ARTICLE VII. Fiscal Year.

Section 1. Fiscal Year. The fiscal year of the Club shall begin on the first day of December and end on the thirtieth day of November in each year.

ARTICLE VIII. Amendments.

Section 1. Amendments. This Constitution may be altered, amended, or repealed and a new Constitution adopted by affirmative vote of two-thirds of the members of the Club attending an annual meeting, a quorum being present, provided a proposal of said action was submitted in writing at the preceding annual meeting.

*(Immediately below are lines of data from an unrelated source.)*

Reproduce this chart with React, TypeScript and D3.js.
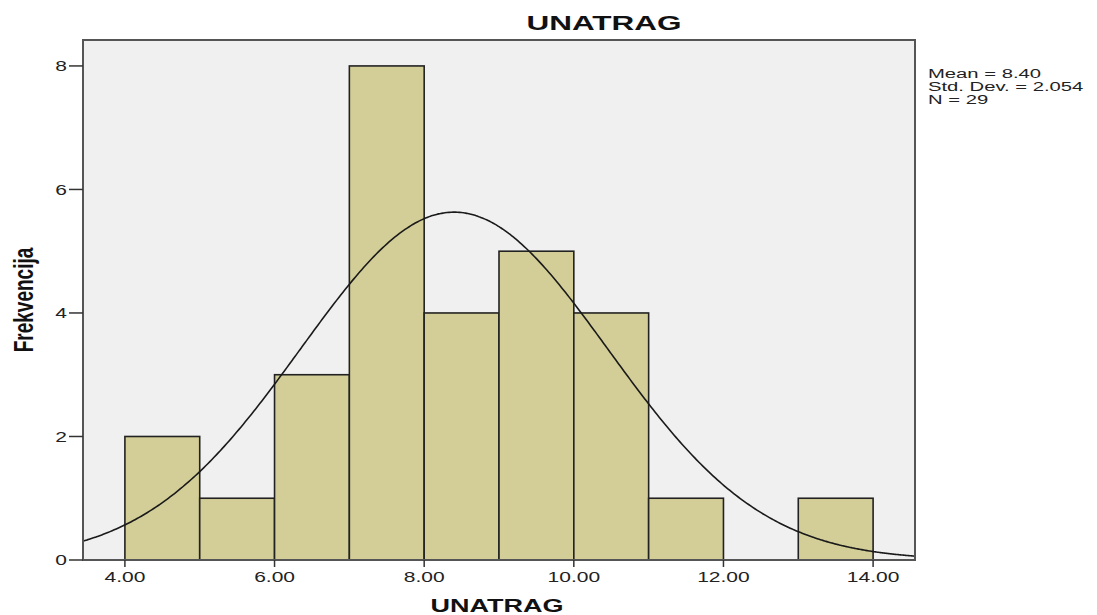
import React from "react";
import * as d3 from "d3";

const binStarts = [4, 5, 6, 7, 8, 9, 10, 11, 12, 13];
const binCounts = [2, 1, 3, 8, 4, 5, 4, 1, 0, 1];
const binWidth = 1;
const xTicks = [4, 6, 8, 10, 12, 14];
const yTicks = [0, 2, 4, 6, 8];
const meanVal = 8.4;
const sdVal = 2.054;
const nVal = 29;
const statLines = ["Mean = 8.40", "Std. Dev. = 2.054", "N = 29"];
const title = "UNATRAG";
const xLabel = "UNATRAG";
const yLabel = "Frekvencija";

const W = 1097;
const H = 615;
const left = 83, right = 915, top = 40, bottom = 560;
const SX = 1.5;
const font = "'Liberation Sans', Arial, Helvetica, sans-serif";

export default function App() {
  const x = d3.scaleLinear().domain([3.44, 14.56]).range([left, right]);
  const y = d3.scaleLinear().domain([0, 8.42]).range([bottom, top]);

  const pdf = (v: number) =>
    (nVal * binWidth) / (sdVal * Math.sqrt(2 * Math.PI)) *
    Math.exp(-0.5 * ((v - meanVal) / sdVal) ** 2);
  const [d0, d1] = x.domain();
  const pts: [number, number][] = d3.range(0, 401).map((i) => {
    const v = d0 + ((d1 - d0) * i) / 400;
    return [v, pdf(v)];
  });
  const line = d3.line<[number, number]>().x((d) => x(d[0])).y((d) => y(d[1])).curve(d3.curveBasis);

  return (
    <svg width={W} height={H} style={{ position: "absolute", left: 0, top: 0 }}>
      <rect x={0} y={0} width={W} height={H} fill="#ffffff" />
      <defs>
        <clipPath id="plotclip">
          <rect x={left} y={top} width={right - left} height={bottom - top} />
        </clipPath>
      </defs>
      <rect x={left} y={top} width={right - left} height={bottom - top} fill="#f0f0f0" />
      {binStarts.map((s, i) =>
        binCounts[i] > 0 ? (
          <rect
            key={i}
            x={x(s)}
            y={y(binCounts[i])}
            width={x(s + binWidth) - x(s)}
            height={y(0) - y(binCounts[i])}
            fill="#d3ce97"
            stroke="#222222"
            strokeWidth={1.6}
          />
        ) : null
      )}
      <path d={line(pts) || ""} fill="none" stroke="#1a1a1a" strokeWidth={1.6} clipPath="url(#plotclip)" />
      <rect x={left} y={top} width={right - left} height={bottom - top} fill="none" stroke="#555555" strokeWidth={2} />
      {yTicks.map((t) => (
        <g key={t}>
          <line x1={69} x2={left} y1={y(t)} y2={y(t)} stroke="#333" strokeWidth={1.5} />
          <text
            transform={`translate(67,${y(t)}) scale(${SX},1)`}
            dy="0.36em"
            textAnchor="end"
            fontFamily={font}
            fontSize={14}
            fill="#222"
          >
            {t}
          </text>
        </g>
      ))}
      {xTicks.map((t) => (
        <g key={t}>
          <line x1={x(t)} x2={x(t)} y1={bottom} y2={bottom + 7} stroke="#333" strokeWidth={1.5} />
          <text
            transform={`translate(${x(t)},582) scale(${SX},1)`}
            textAnchor="middle"
            fontFamily={font}
            fontSize={14}
            fill="#222"
          >
            {t.toFixed(2)}
          </text>
        </g>
      ))}
      <text
        transform={`translate(604,30) scale(${SX},1)`}
        textAnchor="middle"
        fontFamily={font}
        fontSize={21}
        fontWeight="bold"
        fill="#111"
      >
        {title}
      </text>
      <text
        transform={`translate(497,612) scale(${SX},1)`}
        textAnchor="middle"
        fontFamily={font}
        fontSize={18}
        fontWeight="bold"
        fill="#111"
      >
        {xLabel}
      </text>
      <text
        transform={`translate(33,300) scale(${SX},1) rotate(-90)`}
        textAnchor="middle"
        fontFamily={font}
        fontSize={19}
        fontWeight="bold"
        fill="#111"
      >
        {yLabel}
      </text>
      {statLines.map((s, i) => (
        <text
          key={i}
          transform={`translate(928,${78 + i * 13}) scale(${SX},1)`}
          fontFamily={font}
          fontSize={13.5}
          fill="#222"
        >
          {s}
        </text>
      ))}
    </svg>
  );
}
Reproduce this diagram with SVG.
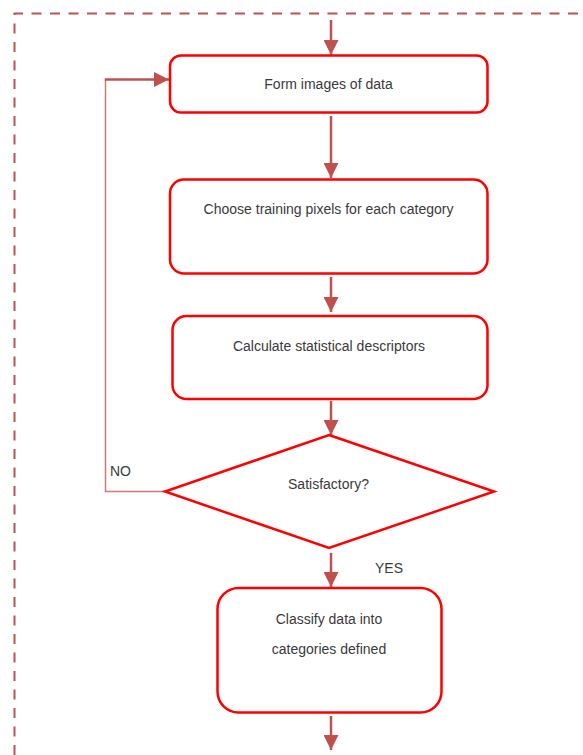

ARTICLE IX. Liquidation of Club.

Section 1. Liquidation of Club. Upon the affirmative vote of two-thirds of the Board of Directors and upon the affirmative vote of two-thirds of the membership, the Club shall be liquidated. All members of the Club shall be deemed to have expressly consented and agreed that upon such dissolution or winding up of the affairs of the Club, whether voluntary or involuntary, the assets of the Club, after all debts have been satisfied, then remaining in the hands of the Board of Directors shall be distributed, transferred, conveyed, delivered, and paid over, in such amounts as the Board of Directors may determine or as may be determined by a court of competent jurisdiction upon application of the Board of Directors, exclusively to charitable, religious, scientific, environmental, educational, or another appropriate organization or organizations which would then qualify under the provisions of Section 501 (c) (3) of the Internal Revenue Code and its regulations as they now exist or as they may hereafter be amended.